Saturday, August 31, 2013

The Body is Not in the Book of Revelation

As we read the letters, which are addressed to us through the Apostle Paul; and, on turning to the Book of Revelation, in chapters two and three we are at once conscious of a striking change. We find letters suddenly removed from the ground of “Grace” to the ground of “Works”.

The Book of Revelation contains a record (by vision and prophecy) of the events, which shall happen in the Day of Yahweh, after the Body of Christ shall have been removed from the earth. The whole Book of Revelation is concerned with the Israelite, the Gentile, and the Earth, but not with the body of Christ.

There will be a people for Yahweh on the earth during those eventful years, who are believing in Christ as the Messiah, who know nothing of him as the Savior. Will not these need special instruction? The Pauline letters will of course be of use as an historical record of what will then be past, just as we have the record of Israel’s history in the Old Testament now.
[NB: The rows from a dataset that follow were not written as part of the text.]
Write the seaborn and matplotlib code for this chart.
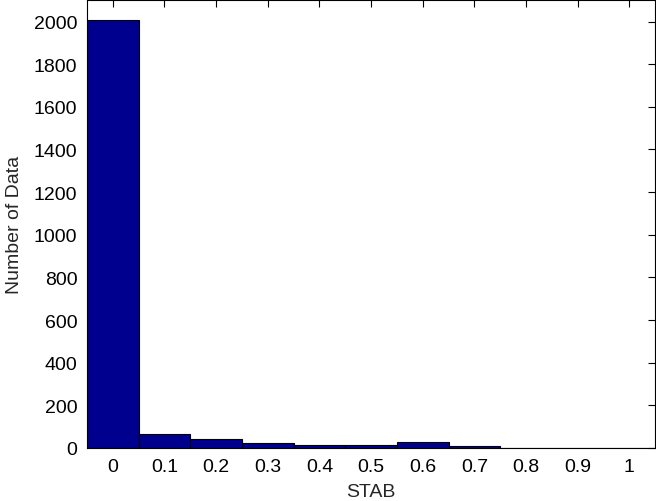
import numpy as np
import pandas as pd
import matplotlib
matplotlib.use("Agg")
import matplotlib.pyplot as plt
import seaborn as sns

# bin centres and counts
stab_centers = [0.0, 0.1, 0.2, 0.3, 0.4, 0.5, 0.6, 0.7, 0.8, 0.9, 1.0]
stab_counts = [2005, 66, 44, 23, 16, 16, 28, 9, 0, 0, 0]
x_ticks = [0, 0.1, 0.2, 0.3, 0.4, 0.5, 0.6, 0.7, 0.8, 0.9, 1]
x_tick_labels = ["0", "0.1", "0.2", "0.3", "0.4", "0.5", "0.6", "0.7", "0.8", "0.9", "1"]
y_ticks = [0, 200, 400, 600, 800, 1000, 1200, 1400, 1600, 1800, 2000]

df = pd.DataFrame({"STAB": stab_centers, "count": stab_counts})

sns.set_style("white")
plt.rcParams["font.family"] = ["Liberation Sans", "DejaVu Sans"]

fig = plt.figure(figsize=(6.56, 5.02), dpi=100)
ax = fig.add_axes([0.1326, 0.1056, 0.866, 0.892])

sns.histplot(data=df, x="STAB", weights="count", binwidth=0.1,
             binrange=(-0.05, 1.05), ax=ax,
             color="#00008f", edgecolor="black", linewidth=0.8, alpha=1.0)

ax.set_xlim(-0.05, 1.05)
ax.set_ylim(0, 2100)
ax.set_xticks(x_ticks)
ax.set_xticklabels(x_tick_labels)
ax.set_yticks(y_ticks)
ax.tick_params(direction="in", length=5, width=0.8, top=True, right=True,
               labelsize=14, pad=7, colors="black")
for s in ax.spines.values():
    s.set_visible(True)
    s.set_color("black")
    s.set_linewidth(0.8)

ax.set_xlabel("STAB", fontsize=14, labelpad=6)
ax.set_ylabel("Number of Data", fontsize=14, labelpad=8)

fig.savefig("out.png", dpi=100)
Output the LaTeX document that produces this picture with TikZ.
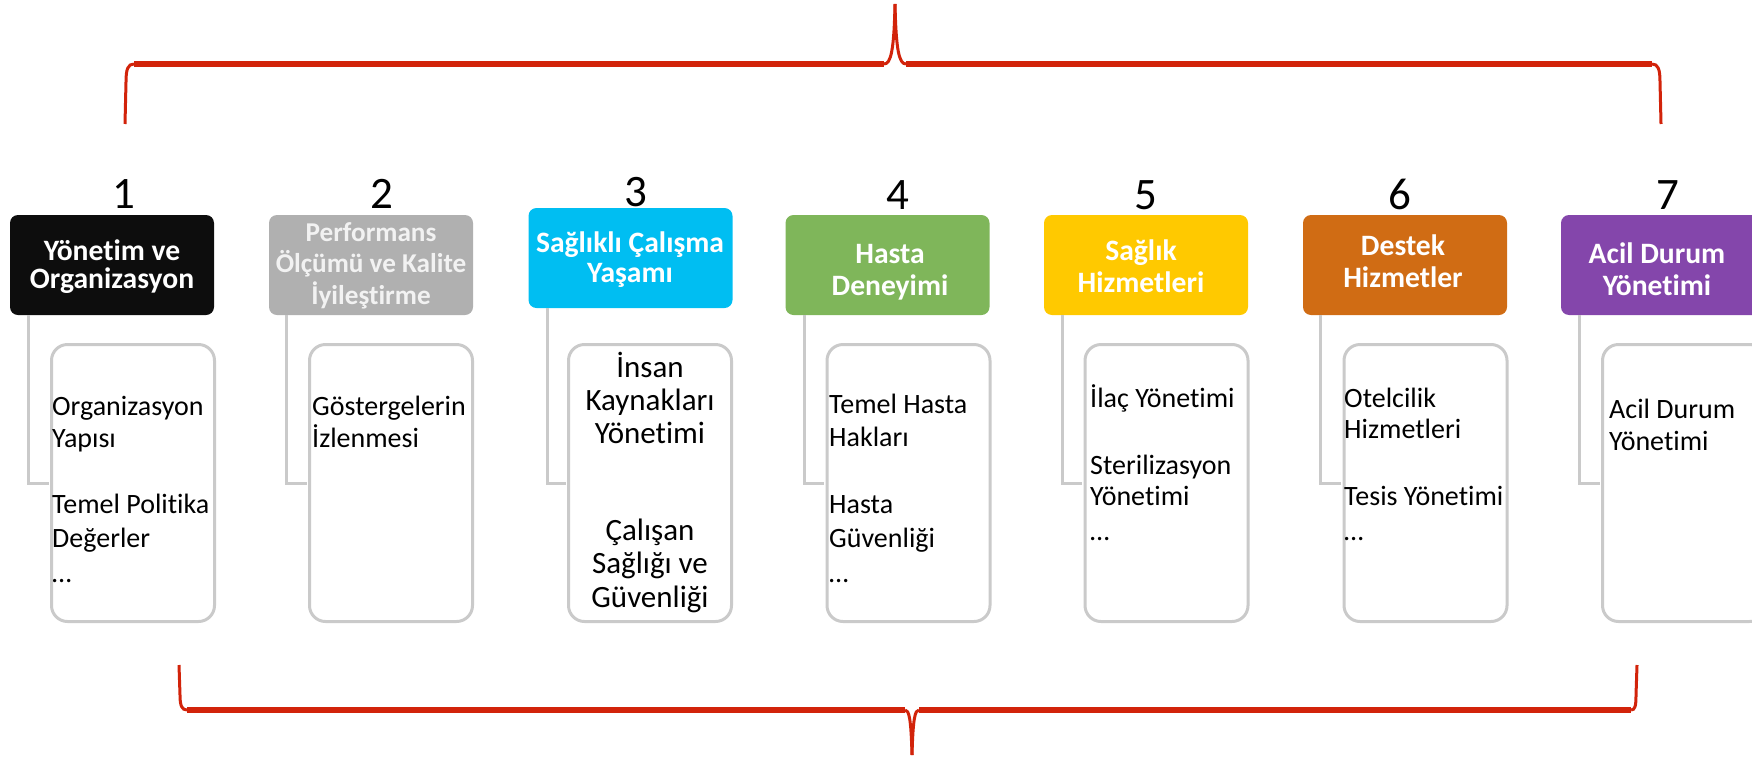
\documentclass[tikz,border=0pt]{standalone}
\usepackage{fontspec}
\setmainfont[Ligatures=NoCommon]{Carlito}
\definecolor{hblack}{HTML}{0D0D0D}
\definecolor{hgrey}{HTML}{B0B0B0}
\definecolor{hcyan}{HTML}{00BEF2}
\definecolor{hgreen}{HTML}{7FB65A}
\definecolor{hyellow}{HTML}{FFC900}
\definecolor{horange}{HTML}{D06C14}
\definecolor{hpurple}{HTML}{8446AB}
\definecolor{bracered}{HTML}{D2230A}
\definecolor{subgray}{HTML}{CACACA}
\definecolor{paletext}{HTML}{F2F2F2}
\begin{document}
\begin{tikzpicture}[x=1pt,y=-1pt,
  hdr/.style={rounded corners=8pt, minimum width=204pt, minimum height=100pt, inner sep=0pt},
  subbox/.style={draw=subgray, line width=3pt, fill=white, rounded corners=16pt, minimum width=163pt, minimum height=277pt, inner sep=0pt},
  conn/.style={draw=subgray, line width=3pt},
  num/.style={font=\fontsize{45}{45}\selectfont, anchor=base, inner sep=0pt},
  htxt/.style={font=\fontsize{29.6}{30}\selectfont\bfseries, text=white, anchor=base, inner sep=0pt},
  htxtsm/.style={font=\fontsize{27.2}{30}\selectfont\bfseries, text=paletext, anchor=base, inner sep=0pt},
  stxt/.style={font=\fontsize{28}{33}\selectfont, anchor=base west, inner sep=0pt},
  ctxt/.style={font=\fontsize{31}{34}\selectfont, anchor=base, inner sep=0pt},
  bracev/.style={draw=bracered, line width=3pt},
  braceh/.style={draw=bracered, line width=5.5pt}]
\useasboundingbox (0,0) rectangle (1752,758);
\clip (0,0) rectangle (1752,758);

% braces
\coordinate (tl) at (125,124);
\coordinate (tr) at (1661,124);
\coordinate (tt) at (895,4);
\draw[bracev] (tl) -- (126,82) .. controls (126,69) and (128,64) .. (134,64);
\draw[braceh] (134,64) -- (884,64);
\draw[bracev] (884,64) .. controls (891,64) and (894,50) .. (tt);
\draw[bracev] (tt) .. controls (896,50) and (899,64) .. (906,64);
\draw[braceh] (906,64) -- (1652,64);
\draw[bracev] (1652,64) .. controls (1658,64) and (1660,69) .. (1660,82) -- (tr);

\coordinate (bl) at (179,665);
\coordinate (br) at (1637,665);
\coordinate (bt) at (912,755);
\draw[bracev] (bl) -- (180,695) .. controls (180,706) and (182,710) .. (187,710);
\draw[braceh] (187,710) -- (905,710);
\draw[bracev] (905,710) .. controls (909,710) and (911,718) .. (bt);
\draw[bracev] (bt) .. controls (913,718) and (915,710) .. (919,710);
\draw[braceh] (919,710) -- (1631,710);
\draw[bracev] (1631,710) .. controls (1635,710) and (1636,706) .. (1636,695) -- (br);

% numbers
\node[num] (n1) at (124,208) {1};
\node[num] (n2) at (382,208) {2};
\node[num] (n3) at (636,206) {3};
\node[num] (n4) at (898,209) {4};
\node[num] (n5) at (1146,209) {5};
\node[num] (n6) at (1400,209) {6};
\node[num] (n7) at (1668,209) {7};

% headers
\node[hdr, fill=hblack] (h1) at (112,265) {};
\node[hdr, fill=hgrey] (h2) at (371,265) {};
\node[hdr, fill=hcyan] (h3) at (630.5,258) {};
\node[hdr, fill=hgreen] (h4) at (887.5,265) {};
\node[hdr, fill=hyellow] (h5) at (1146,265) {};
\node[hdr, fill=horange] (h6) at (1405,265) {};
\node[hdr, fill=hpurple] (h7) at (1663,265) {};

% sub boxes
\coordinate (s1c) at (133,483);
\coordinate (s2c) at (391,483);
\coordinate (s3c) at (650,483);
\coordinate (s4c) at (908.5,483);
\coordinate (s5c) at (1166.5,483);
\coordinate (s6c) at (1425.5,483);
\coordinate (s7c) at (1684,483);

\node[subbox] (s1) at (s1c) {};
\node[subbox] (s2) at (s2c) {};
\node[subbox] (s3) at (s3c) {};
\node[subbox] (s4) at (s4c) {};
\node[subbox] (s5) at (s5c) {};
\node[subbox] (s6) at (s6c) {};
\node[subbox] (s7) at (s7c) {};

% connectors
\draw[conn] ([xshift=19pt]h1.south west) |- ([xshift=-1.5pt]s1.west);
\draw[conn] ([xshift=18pt]h2.south west) |- ([xshift=-1.5pt]s2.west);
\draw[conn] ([xshift=19pt]h3.south west) |- ([xshift=-1.5pt]s3.west);
\draw[conn] ([xshift=19pt]h4.south west) |- ([xshift=-1.5pt]s4.west);
\draw[conn] ([xshift=19pt]h5.south west) |- ([xshift=-1.5pt]s5.west);
\draw[conn] ([xshift=18pt]h6.south west) |- ([xshift=-1.5pt]s6.west);
\draw[conn] ([xshift=19pt]h7.south west) |- ([xshift=-1.5pt]s7.west);

% header texts
\node[htxt] (t1a) at (112,260) {Yönetim ve};
\node[htxt] (t1b) at (112,288) {Organizasyon};
\node[htxtsm] (t2a) at (371,241) {Performans};
\node[htxtsm] (t2b) at (371,272) {Ölçümü ve Kalite};
\node[htxtsm] (t2c) at (371,304) {İyileştirme};
\node[htxt] (t3a) at (630,252) {Sağlıklı Çalışma};
\node[htxt] (t3b) at (630,282) {Yaşamı};
\node[htxt] (t4a) at (890,263) {Hasta};
\node[htxt] (t4b) at (890,295) {Deneyimi};
\node[htxt] (t5a) at (1141,260) {Sağlık};
\node[htxt] (t5b) at (1141,292) {Hizmetleri};
\node[htxt] (t6a) at (1403,255) {Destek};
\node[htxt] (t6b) at (1403,287) {Hizmetler};
\node[htxt] (t7a) at (1657,263) {Acil Durum};
\node[htxt] (t7b) at (1657,295) {Yönetimi};

% sub texts
\node[stxt] (u1a) at (52,415) {Organizasyon};
\node[stxt] (u1b) at (52,447) {Yapısı};
\node[stxt] (u1c) at (52,513) {Temel Politika};
\node[stxt] (u1d) at (52,547) {Değerler};
\node[stxt] (u1e) at (52,582) {…};

\node[stxt] (u2a) at (312,415) {Göstergelerin};
\node[stxt] (u2b) at (312,447) {İzlenmesi};

\node[ctxt] (u3a) at (650,377) {İnsan};
\node[ctxt] (u3b) at (650,410) {Kaynakları};
\node[ctxt] (u3c) at (650,443) {Yönetimi};
\node[ctxt] (u3d) at (650,540) {Çalışan};
\node[ctxt] (u3e) at (650,573) {Sağlığı ve};
\node[ctxt] (u3f) at (650,607) {Güvenliği};

\node[stxt] (u4a) at (829,413) {Temel Hasta};
\node[stxt] (u4b) at (829,446) {Hakları};
\node[stxt] (u4c) at (829,513) {Hasta};
\node[stxt] (u4d) at (829,547) {Güvenliği};
\node[stxt] (u4e) at (829,582) {…};

\node[stxt] (u5a) at (1090,407) {İlaç Yönetimi};
\node[stxt] (u5b) at (1090,474) {Sterilizasyon};
\node[stxt] (u5c) at (1090,505) {Yönetimi};
\node[stxt] (u5d) at (1090,540) {…};

\node[stxt] (u6a) at (1344,407) {Otelcilik};
\node[stxt] (u6b) at (1344,438) {Hizmetleri};
\node[stxt] (u6c) at (1344,505) {Tesis Yönetimi};
\node[stxt] (u6d) at (1344,540) {…};

\node[stxt] (u7a) at (1609,418) {Acil Durum};
\node[stxt] (u7b) at (1609,450) {Yönetimi};
\end{tikzpicture}
\end{document}
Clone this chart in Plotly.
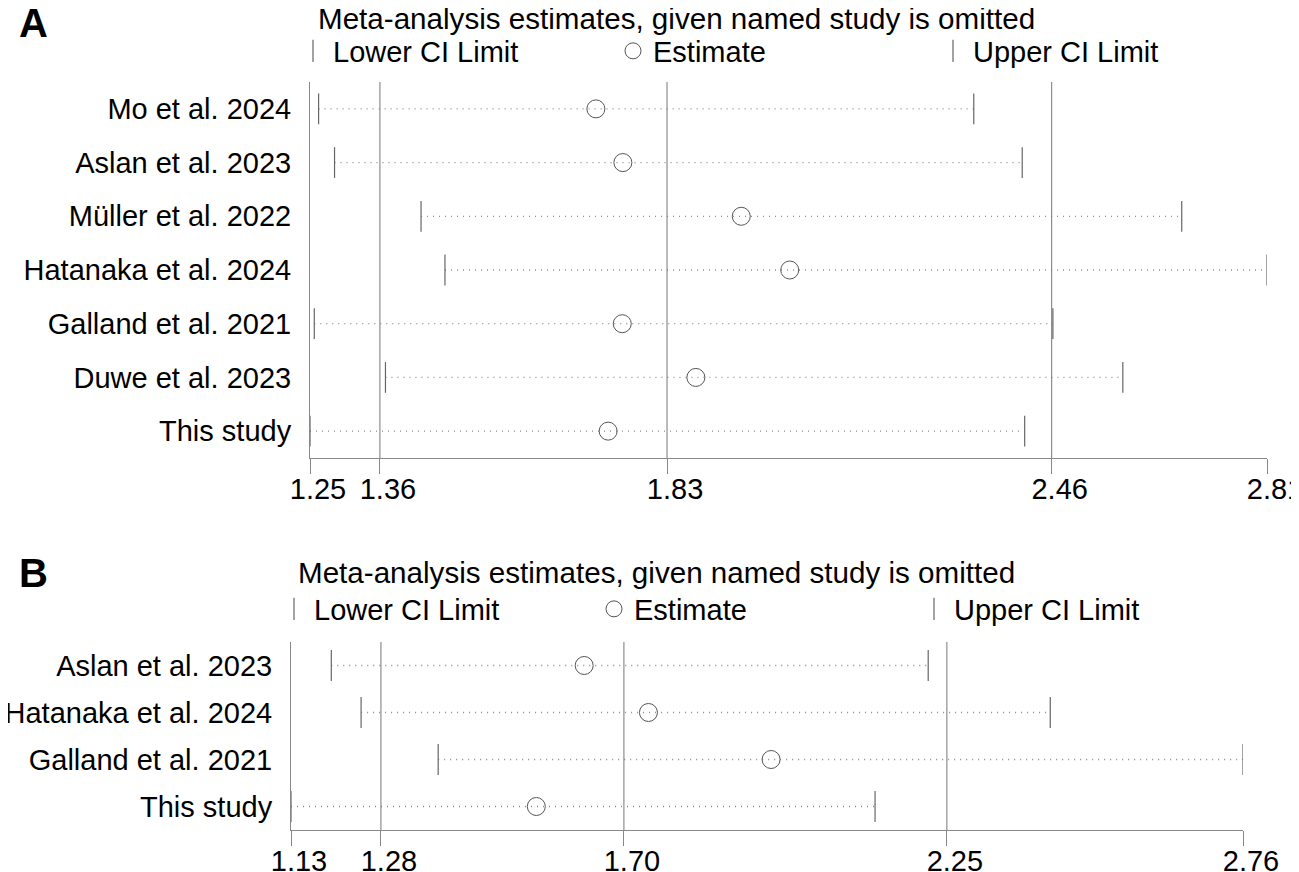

Yahweh indeed, has provided for their instruction, and warning, and encouragement, in the second and third chapters of the Book of Revelation. Right at the beginning, they are the first subjects of Divine remembrance, provision, and care.

Their needs must be first provided for, before anything else is recorded of the things which John saw; and there they will find what is specially written for their learning. We may so read them now, ourselves, and apply them, so far as we can do so consistently with the teaching for this dispensation of grace, contained in the Pauline letters.

Applying these thus, we leave the full and final interpretation for those to whom it will specially belong hereafter. If these “churches” are future assemblies of Israelite believers on the earth, after the Body of Christ has been caught up to meet Jesus, then all is clear, consistent, and easy to be understood.

The real difficulty is created by attempting to read the Body of Christ into the Book of Revelation, where it has no place. As to the “seven lamp-stands,” ought not this expression at once to send our thoughts back to the one golden lamp-stand of the Tabernacle, one lamp-stand with seven lamps, indicative of Israel’s unity in the Land and in the City.

Here, the scattered condition of the nation is just as distinctly indicated by the fact that the seven lamps are no longer united in one lamp-stand. The nation is no longer in the Land, for Jerusalem is not now the center; but the people are “scattered” in separate communities in various cities in Gentile lands.

So that just as the one lamp-stand represents Israel in its unity, the seven lamp-stands represent Israel in its dispersion; and tells us that Yahweh is about to make Jerusalem again the center of his dealings with the earth. We find nothing in our Pauline letters that fits into what is said to these assemblies.

But those readers will be at once be reminded of the various stages of their own past history, and they will find in almost every sentence some allusion to the circumstances in which they will find themselves as described in these letters in the Book of Revelation. They are written to the People supposed to be well-versed in the history of the Old Testament, and well-acquainted with all that had happened to their fathers and had been written for their admonition.

Instructed in the past history of their nation, they will readily understand the relation between the testings and judgments in the past with which they are familiar, and those similar circumstances in which they will find themselves in a yet future day. As we read these letters, the references to the Old Testament in the seven letters correspond with the historical order of the events, so it is with respect to the promises contained in these letters.

While the historical events connected with the rebukes are carried down from Exodus to the period of the Minor Prophets, the promises cover a different period; commencing with the period of Eden, and ending with the period of Solomon. The subjects of the rebukes follow the order of the departure of the People from Yahweh. Their decline and apostasy is traced out in the historical references contained in these letters.

But when we turn to the promises, then all is different. Thy proceed in the opposite direction. The order, instead of descending from Israel’s highest ground of privilege (Exodus) to the lowest stage of destitution (Minor Prophets), the order ascends from tending a garden to sharing his throne. The seven promises are all intensely individual, there is no corporate existence recognized as such.


Each one of the seven promises commences with the same words, “to him that overcomes.” Such phraseology is foreign to the Pauline letters.